Monday, June 26, 2017

Rescuing 'Die Frau ohne Schatten'

Opera is a live performance and live performances have their problems. We should probably wonder why they don't fail more often than they do.

The third and final opera I saw in Leipzig was Die Frau ohne Schatten by Richard Strauß and the problem they had was that Jennifer Wilson, the dramatic soprano who was to sing the role of the Dyers Wife, called in sick two days before the show. Not many people can sing this role - it is extraordinarily demanding and requires a certain type of voice - well, the voice of a dramatic soprano.

Leipzig opera was very lucky though. The Russian dramatic soprano  Elena Pankratowa is studying the role for Munich and found time (flying in from another engagement a couple of hours before the curtain went up) to sing the role in Leipzig.

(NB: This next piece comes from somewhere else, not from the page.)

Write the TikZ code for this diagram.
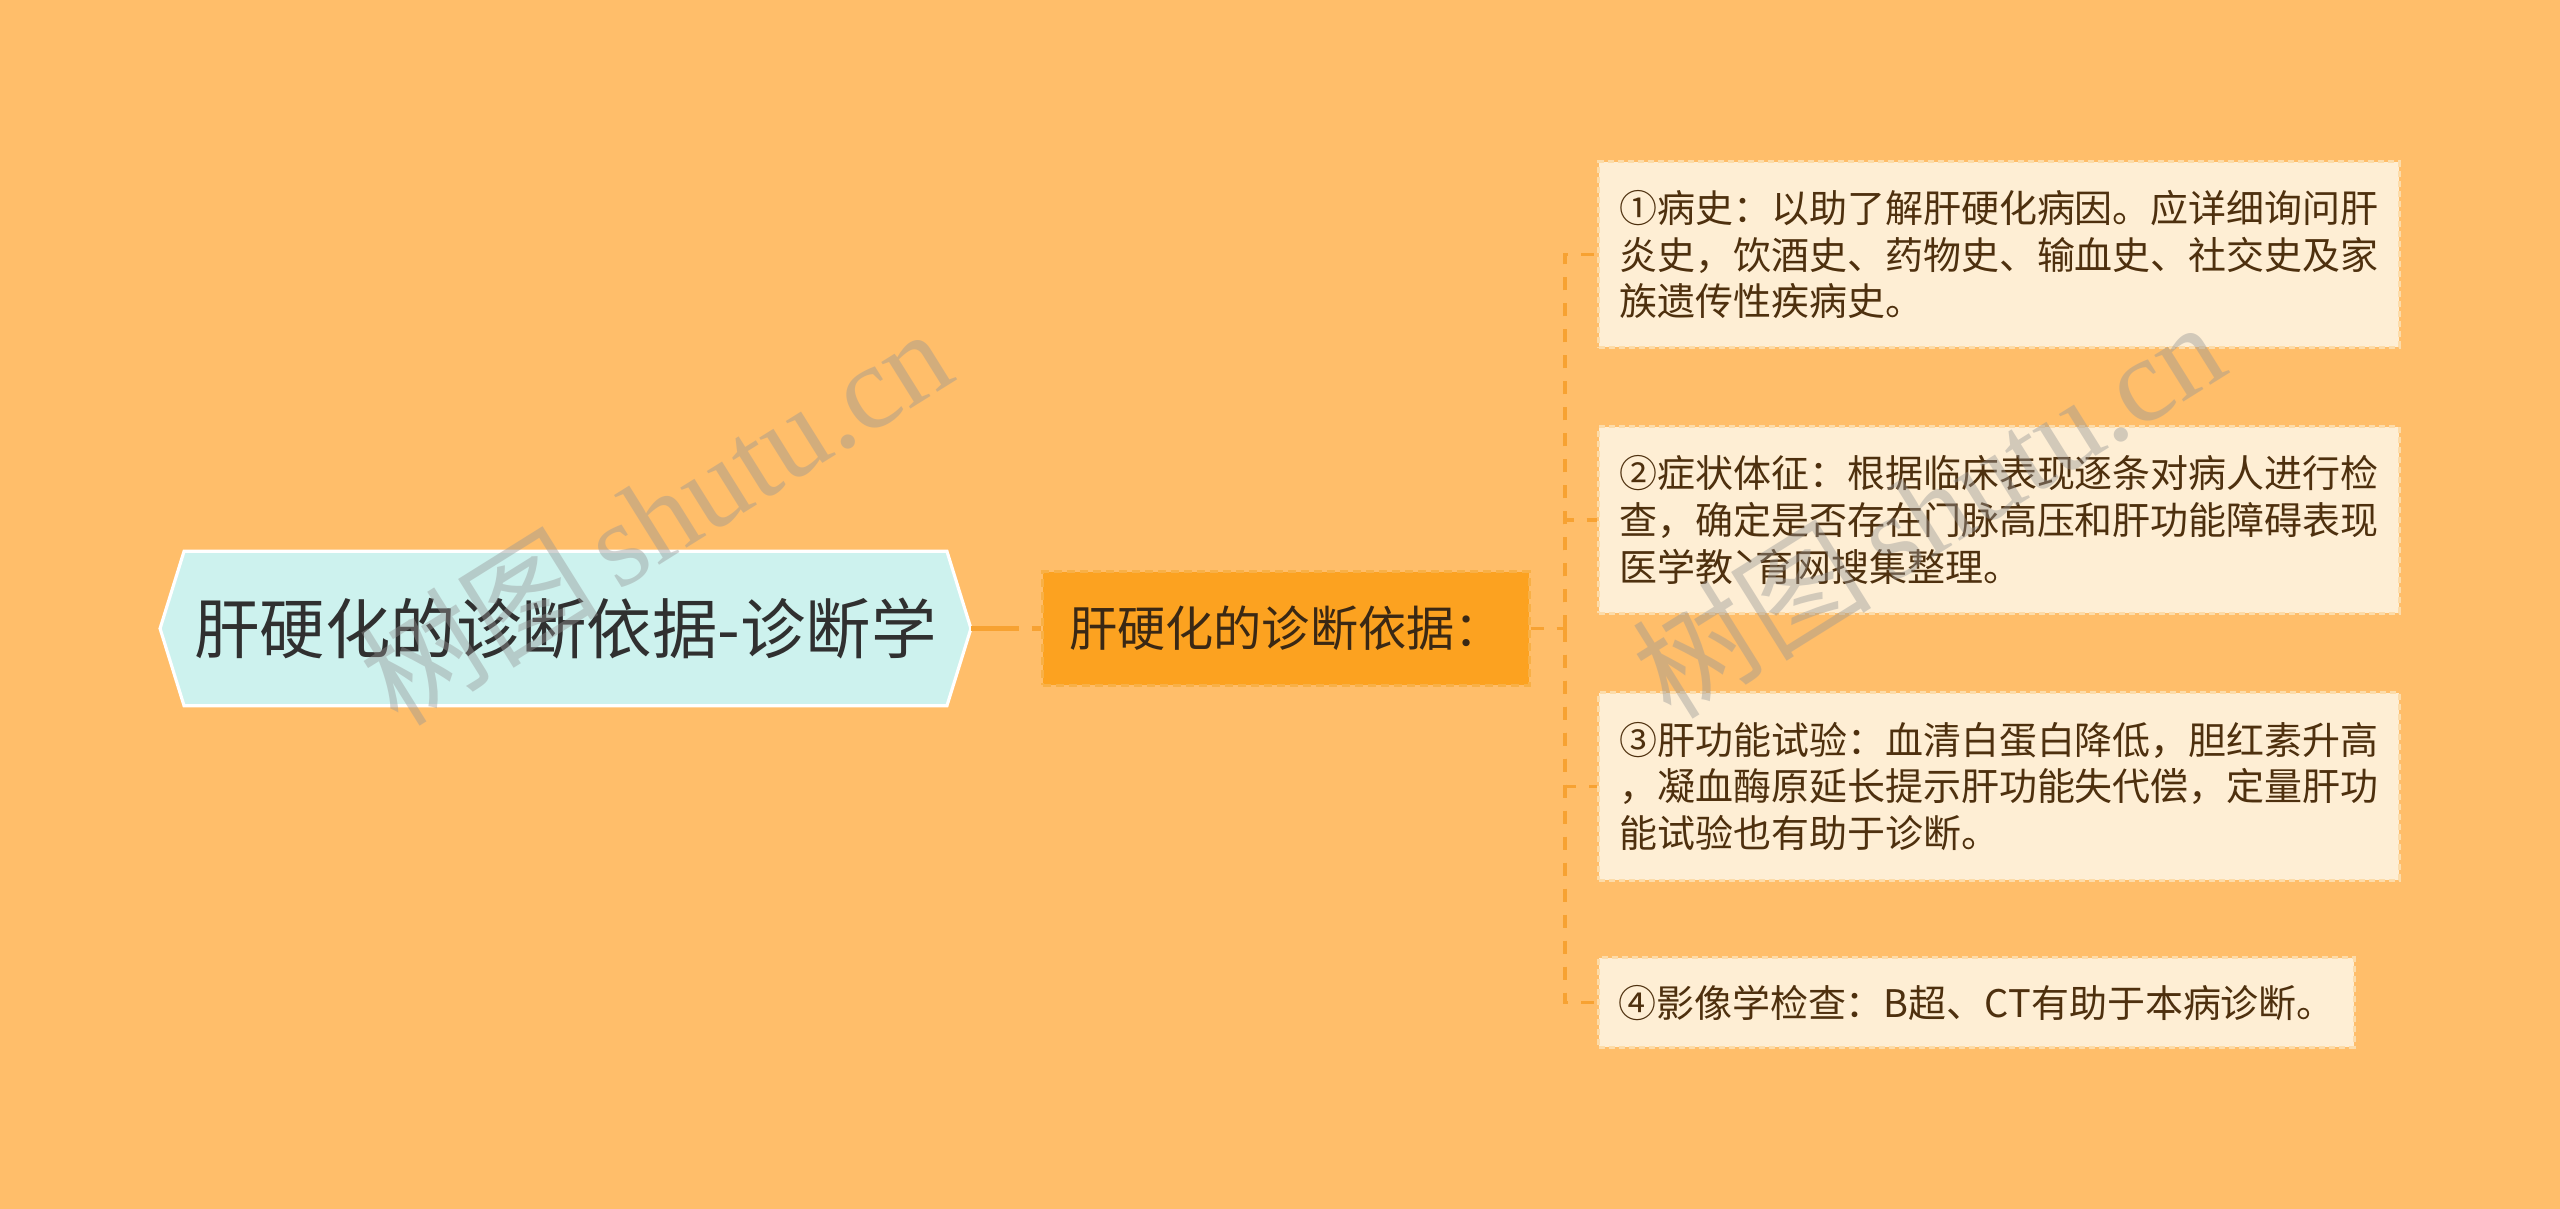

She sung it from the score, standing to the side of the stage where the audience could see her. The role was 'acted’ by one of the staff, though acted is too strong a word really. The substitute dressed in approximately the clothes the Dyers Wife would wear and moved to the spots where the singer would have stood.

It was a good tactic, because you could see the emotion of the actual singer at the same time as you saw where she was meant to be.

The substitute moved about the stage like a wooden doll and this lack of acting made you realise how much you depend on real acting by the singers to bring their roles alive. It was a fascinating experience and a  rewarding insight. Elena Pankratowa got a huge ovation and it wasn't only gratitude that she had made the effort to come to Leipzig but a sincere appreciation of her singing. It is such a demanding role, and she sang it wonderfully well. 
'Frau ohne Schatten' cast take their bows
with Elena Pankratowa in the pink stole (middle right)
My only previous contact with the opera was listening to a YouTube recording of a friend singing one of the Dyers Wife pieces. The Dyers Wife is unhappy and it shows in her singing so I had been prepared for a discordant opera that I mightn't much like.  I was surprised to discover how very beautiful the music is (I am sure having Ulf Schirmer conducting helped), particularly the part of Barak, the Dyer, sung by Franz  Grundheber.  I'll remember Barak, the Dyer, long after I have forgotten many other singers.

Now I understand why Die Frau ohne Schatten is called Strauß's best opera and why it is so often performed. I just count myself lucky that this, my first experience, was with such an accomplished cast and orchestra.